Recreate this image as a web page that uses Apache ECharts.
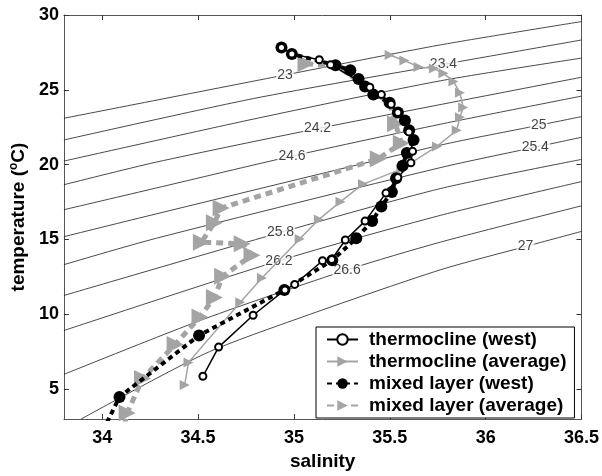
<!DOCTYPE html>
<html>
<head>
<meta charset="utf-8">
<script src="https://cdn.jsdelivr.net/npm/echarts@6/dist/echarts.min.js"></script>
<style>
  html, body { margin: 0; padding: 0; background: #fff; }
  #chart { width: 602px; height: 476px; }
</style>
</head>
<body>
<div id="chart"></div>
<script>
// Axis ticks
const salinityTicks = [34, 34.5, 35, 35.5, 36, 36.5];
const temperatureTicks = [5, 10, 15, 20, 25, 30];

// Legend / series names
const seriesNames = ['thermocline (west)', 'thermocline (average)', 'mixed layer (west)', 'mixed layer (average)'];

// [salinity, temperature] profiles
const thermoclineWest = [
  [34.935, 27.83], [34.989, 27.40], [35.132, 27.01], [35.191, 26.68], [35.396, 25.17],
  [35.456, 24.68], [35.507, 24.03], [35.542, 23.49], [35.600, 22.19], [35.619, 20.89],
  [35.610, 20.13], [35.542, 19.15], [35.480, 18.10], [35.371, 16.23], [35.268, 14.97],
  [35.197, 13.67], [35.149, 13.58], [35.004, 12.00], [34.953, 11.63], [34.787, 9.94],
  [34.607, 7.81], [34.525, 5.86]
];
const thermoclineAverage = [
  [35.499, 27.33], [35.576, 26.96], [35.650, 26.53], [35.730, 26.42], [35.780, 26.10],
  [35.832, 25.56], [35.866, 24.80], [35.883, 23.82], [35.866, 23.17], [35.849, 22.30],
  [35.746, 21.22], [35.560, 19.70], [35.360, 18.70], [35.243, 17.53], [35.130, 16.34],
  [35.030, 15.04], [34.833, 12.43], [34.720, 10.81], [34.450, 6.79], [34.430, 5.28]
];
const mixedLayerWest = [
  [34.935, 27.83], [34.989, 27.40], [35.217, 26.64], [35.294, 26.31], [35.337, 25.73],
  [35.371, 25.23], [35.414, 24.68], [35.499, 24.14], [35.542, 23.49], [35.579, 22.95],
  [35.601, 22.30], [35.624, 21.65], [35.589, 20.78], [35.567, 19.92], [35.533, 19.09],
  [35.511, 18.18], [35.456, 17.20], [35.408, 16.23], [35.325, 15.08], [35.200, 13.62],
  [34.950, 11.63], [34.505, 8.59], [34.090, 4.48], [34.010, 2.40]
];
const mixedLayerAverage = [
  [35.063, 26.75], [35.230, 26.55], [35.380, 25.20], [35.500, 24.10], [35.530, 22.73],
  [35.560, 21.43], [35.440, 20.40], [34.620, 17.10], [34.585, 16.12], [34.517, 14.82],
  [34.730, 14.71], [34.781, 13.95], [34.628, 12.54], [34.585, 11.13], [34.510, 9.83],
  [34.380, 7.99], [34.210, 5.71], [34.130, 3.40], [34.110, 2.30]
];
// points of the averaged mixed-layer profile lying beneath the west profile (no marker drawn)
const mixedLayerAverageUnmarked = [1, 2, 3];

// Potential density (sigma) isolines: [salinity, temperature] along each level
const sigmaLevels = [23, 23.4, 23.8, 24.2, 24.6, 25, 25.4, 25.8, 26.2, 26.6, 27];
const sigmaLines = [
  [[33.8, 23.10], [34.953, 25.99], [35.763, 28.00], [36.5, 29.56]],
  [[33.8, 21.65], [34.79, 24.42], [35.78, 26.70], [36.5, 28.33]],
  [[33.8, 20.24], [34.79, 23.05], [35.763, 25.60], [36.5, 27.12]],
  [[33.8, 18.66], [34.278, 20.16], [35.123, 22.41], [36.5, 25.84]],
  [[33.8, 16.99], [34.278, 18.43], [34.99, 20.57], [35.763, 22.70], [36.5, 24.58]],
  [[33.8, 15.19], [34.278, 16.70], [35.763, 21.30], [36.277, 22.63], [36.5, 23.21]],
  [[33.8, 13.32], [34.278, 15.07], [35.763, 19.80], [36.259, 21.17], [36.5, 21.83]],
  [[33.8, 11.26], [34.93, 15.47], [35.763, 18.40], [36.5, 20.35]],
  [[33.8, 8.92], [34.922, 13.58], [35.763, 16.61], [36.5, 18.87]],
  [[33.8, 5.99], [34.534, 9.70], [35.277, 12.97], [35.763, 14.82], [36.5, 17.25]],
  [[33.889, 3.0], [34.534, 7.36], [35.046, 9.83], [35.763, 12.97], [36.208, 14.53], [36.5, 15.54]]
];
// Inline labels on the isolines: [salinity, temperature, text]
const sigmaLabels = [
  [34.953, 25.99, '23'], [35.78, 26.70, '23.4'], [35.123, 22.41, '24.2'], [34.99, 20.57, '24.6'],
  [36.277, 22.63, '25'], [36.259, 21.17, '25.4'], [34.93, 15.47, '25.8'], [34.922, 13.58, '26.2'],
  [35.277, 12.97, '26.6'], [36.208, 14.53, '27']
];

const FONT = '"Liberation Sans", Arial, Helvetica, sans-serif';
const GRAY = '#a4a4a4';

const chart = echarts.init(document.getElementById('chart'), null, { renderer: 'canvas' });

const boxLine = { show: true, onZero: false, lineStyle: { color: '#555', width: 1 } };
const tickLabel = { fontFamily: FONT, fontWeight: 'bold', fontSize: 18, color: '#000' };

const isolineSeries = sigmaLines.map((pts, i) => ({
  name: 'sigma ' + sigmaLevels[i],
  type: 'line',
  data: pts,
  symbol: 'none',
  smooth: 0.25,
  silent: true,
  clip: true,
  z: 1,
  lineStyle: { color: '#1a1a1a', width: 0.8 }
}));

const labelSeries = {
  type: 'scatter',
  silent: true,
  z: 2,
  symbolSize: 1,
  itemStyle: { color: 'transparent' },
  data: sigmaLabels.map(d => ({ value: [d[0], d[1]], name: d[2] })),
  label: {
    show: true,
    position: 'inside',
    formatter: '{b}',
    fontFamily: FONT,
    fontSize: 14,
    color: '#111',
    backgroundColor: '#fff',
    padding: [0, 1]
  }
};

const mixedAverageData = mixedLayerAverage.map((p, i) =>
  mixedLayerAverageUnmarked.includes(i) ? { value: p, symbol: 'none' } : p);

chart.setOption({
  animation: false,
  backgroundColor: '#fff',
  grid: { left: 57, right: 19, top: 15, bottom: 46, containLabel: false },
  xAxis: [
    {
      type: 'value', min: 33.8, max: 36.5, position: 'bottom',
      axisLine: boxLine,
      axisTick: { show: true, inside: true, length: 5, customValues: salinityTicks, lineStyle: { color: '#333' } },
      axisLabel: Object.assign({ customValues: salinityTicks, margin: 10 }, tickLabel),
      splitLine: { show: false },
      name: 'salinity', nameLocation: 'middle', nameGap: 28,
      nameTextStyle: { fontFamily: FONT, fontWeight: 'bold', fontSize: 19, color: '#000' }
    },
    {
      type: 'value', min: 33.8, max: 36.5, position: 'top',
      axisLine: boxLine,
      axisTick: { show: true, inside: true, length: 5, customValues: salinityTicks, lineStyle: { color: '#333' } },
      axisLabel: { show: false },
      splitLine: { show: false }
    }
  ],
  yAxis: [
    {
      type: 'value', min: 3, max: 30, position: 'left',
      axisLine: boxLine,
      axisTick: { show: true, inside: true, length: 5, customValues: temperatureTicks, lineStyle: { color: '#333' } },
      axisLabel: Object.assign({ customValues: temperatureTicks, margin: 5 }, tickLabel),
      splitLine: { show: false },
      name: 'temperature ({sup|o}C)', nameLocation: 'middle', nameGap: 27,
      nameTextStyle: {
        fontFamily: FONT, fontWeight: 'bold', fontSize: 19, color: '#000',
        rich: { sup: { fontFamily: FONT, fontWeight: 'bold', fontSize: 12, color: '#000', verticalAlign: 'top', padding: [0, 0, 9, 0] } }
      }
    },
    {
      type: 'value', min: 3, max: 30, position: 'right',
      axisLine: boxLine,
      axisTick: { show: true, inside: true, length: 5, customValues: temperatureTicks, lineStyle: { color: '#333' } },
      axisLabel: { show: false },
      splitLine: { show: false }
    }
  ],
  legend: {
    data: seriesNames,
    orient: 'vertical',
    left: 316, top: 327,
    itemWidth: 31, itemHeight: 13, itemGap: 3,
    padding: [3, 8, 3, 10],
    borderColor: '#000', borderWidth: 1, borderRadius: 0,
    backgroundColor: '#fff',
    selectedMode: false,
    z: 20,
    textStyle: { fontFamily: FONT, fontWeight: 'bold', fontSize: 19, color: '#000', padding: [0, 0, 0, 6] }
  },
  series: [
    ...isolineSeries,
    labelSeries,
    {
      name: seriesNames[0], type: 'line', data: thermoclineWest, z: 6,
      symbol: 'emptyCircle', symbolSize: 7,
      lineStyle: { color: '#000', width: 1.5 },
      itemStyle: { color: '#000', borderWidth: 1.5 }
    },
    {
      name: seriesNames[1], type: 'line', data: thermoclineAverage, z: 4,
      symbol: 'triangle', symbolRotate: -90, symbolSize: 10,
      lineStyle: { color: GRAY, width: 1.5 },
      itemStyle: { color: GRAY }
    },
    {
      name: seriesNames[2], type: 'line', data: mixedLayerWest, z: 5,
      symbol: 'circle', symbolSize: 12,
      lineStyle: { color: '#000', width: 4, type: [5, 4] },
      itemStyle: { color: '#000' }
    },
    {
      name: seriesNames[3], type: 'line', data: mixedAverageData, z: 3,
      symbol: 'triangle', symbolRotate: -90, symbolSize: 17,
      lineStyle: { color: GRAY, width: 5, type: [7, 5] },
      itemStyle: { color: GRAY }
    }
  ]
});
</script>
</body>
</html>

***

Required task:
Could the lines from the top of the material through the line with "const seriesNames = ['thermocline" be repeated exactly, pictures left out?

Exercise output:
Recreate this image as a web page that uses Apache ECharts.
<!DOCTYPE html>
<html>
<head>
<meta charset="utf-8">
<script src="https://cdn.jsdelivr.net/npm/echarts@6/dist/echarts.min.js"></script>
<style>
  html, body { margin: 0; padding: 0; background: #fff; }
  #chart { width: 602px; height: 476px; }
</style>
</head>
<body>
<div id="chart"></div>
<script>
// Axis ticks
const salinityTicks = [34, 34.5, 35, 35.5, 36, 36.5];
const temperatureTicks = [5, 10, 15, 20, 25, 30];

// Legend / series names
const seriesNames = ['thermocline (west)', 'thermocline (average)', 'mixed layer (west)', 'mixed layer (average)'];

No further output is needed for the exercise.